Could these new technical standards and marketing ideas be rural providers’ pathway back into the wireless business?

He remembers sitting in a coffee shop in downtown Austin, sketching out his ideas for rural networks based on European network spectrum-leasing models. By November 2000, he had negotiated a wholesale deal with a national mobile network and founded Telispire at offices in Wichita Falls, TX, as a partnership of rural telcos with similar interests.

“I identified some telcos that I thought were some good candidates for the model,” Knobloch says. “They were basically companies that had exited their wireless spectrum but were very close to metropolitan areas. For them to have acquired spectrum again would have required significant capital, increasing their investment and operating risks at the time.”

Over the years, the MVNO concept has had its highs and lows. At one time, they became pop-culture fads with companies like ESPN/Disney forming mobile phone services as marketing tools to promote other services. In a 2005 articleForbes magazine described the MVNO as a company that buys wholesale minutes and “customizes its services, content and devices, then repackages them for sale to niche markets defined by age, nationality, interests and even sexual orientation.”

Many of those MVNOs faded over time, but Telispire carried on unaffected by the trends. “The main thing we did was stick to our vision,” he says. “We really focused on execution and helping our customers. We supported them every way possible to enable their success.”

Back-office functions have been a major part of that focus from the beginning. NRTC Mobile Solutions prides itself on maintaining systems that allow members to integrate with their billing systems, provision new subscribers quickly and easily and allow members to bill mobile phone with other services together efficiently.
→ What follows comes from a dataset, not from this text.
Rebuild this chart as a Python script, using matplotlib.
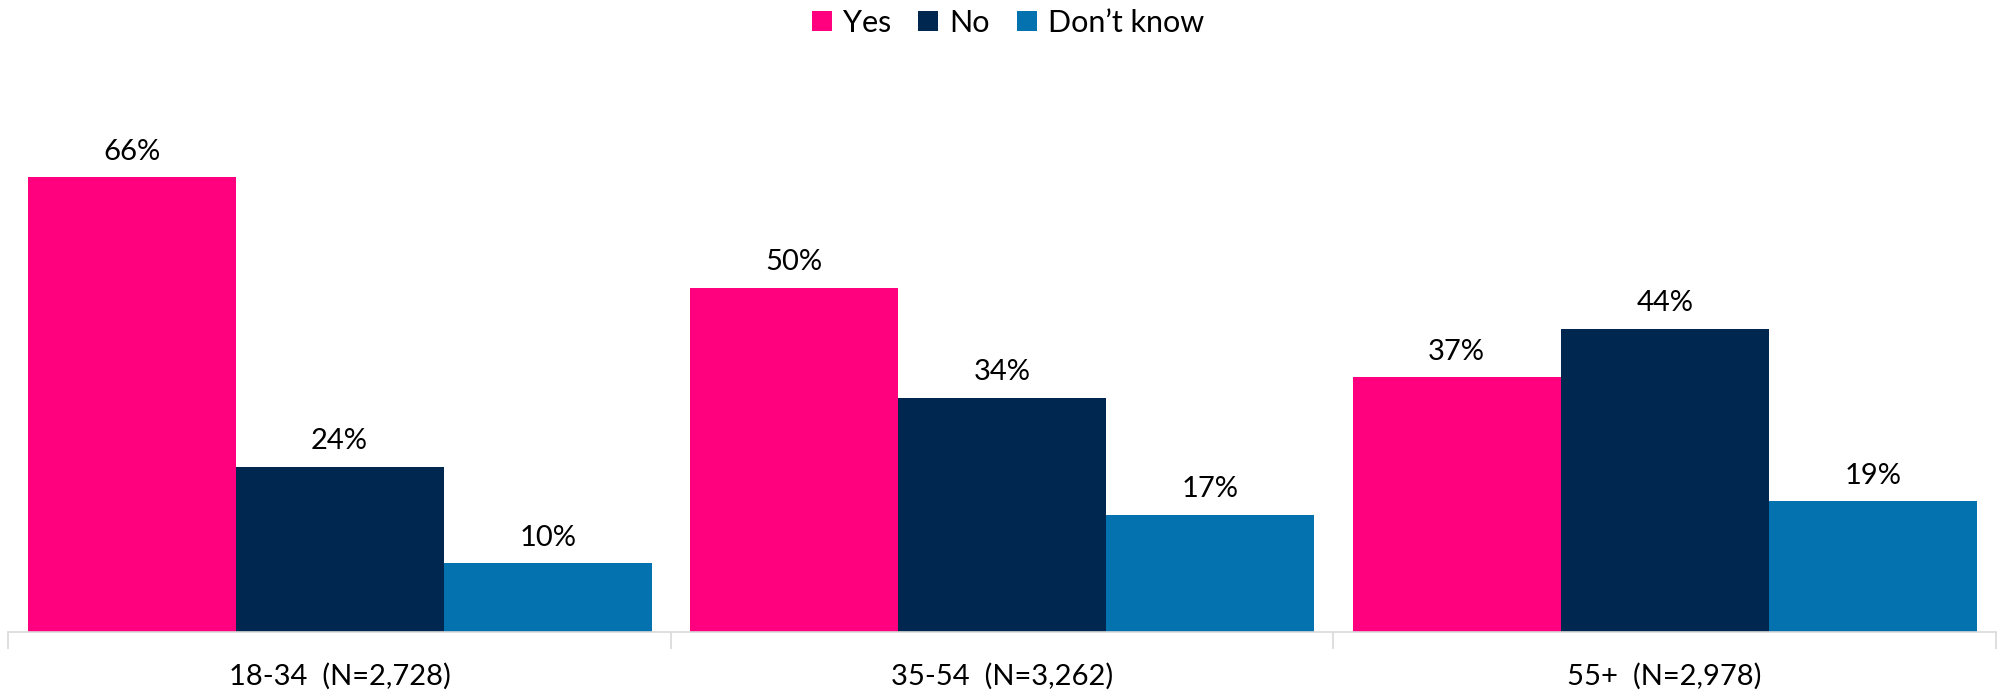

“That was the most significant challenge in building this business,” Knobloch says. “In the early days, there was no place to go to purchase that kind of power in an integrated back office.” The company gathered four separate vendors to build the solution, “agreeing to open up their codes and work with each other. That was unheard of in 2000.” Knobloch says years of personal relationships in the mobile industry allowed him to convince their participation. Improving and updating the “Phoenix” platform is an ongoing priority today.

Among the many other services Mobile Solutions provides NRTC members is access to affordable mobile devices, white-label options for members who seek to maintain their brands and marketing support to help grow rural mobile businesses in sometimes very low-population markets.

NRTC acquired a majority interest in Telispire in its sixth year and full ownership a few years later.  In Telispire, NRTC saw a company with the same focus on rural America with a clever mobile phone solution. From Knobloch’s perspective, NRTC was an organization with the resources to take his idea to new heights. “The acquisition by NRTC empowered and strengthened and compelled the completion of the vision,” he says today. “It has been a really good relationship for all of these years.”

Asked to name employees who have stood out and helped NRTC Mobile Solutions/Telispire grow, Knobloch gives a list too long to include in a single blog post – executives, back office software engineers, people who plan new device rollouts and others. “We do the exact same thing for all of our customers, only differently because that’s how they need it,” he says. “That’s what this team does. They meet the needs of our members … in a way that satisfies the member and doesn’t just focus on the process.”

Over the years, company employees have kept close working relationships. They often gather for group photos that reflect the atmosphere, including the 2016 image pictured here.

Knobloch looks forward to taking his team into the 5G era and experiencing the new technologies and services it will spark. “Look at some of the companies today that are commonplace, but if you were to go back to 3G, you would not know who Uber was,” he says. “They did not exist. The [4G] capability for them to exist was not there.”

When those new services break through, NRTC Mobile Solutions will, as it has for the last 20 years, use every tool at its grasp to introduce them to rural communities.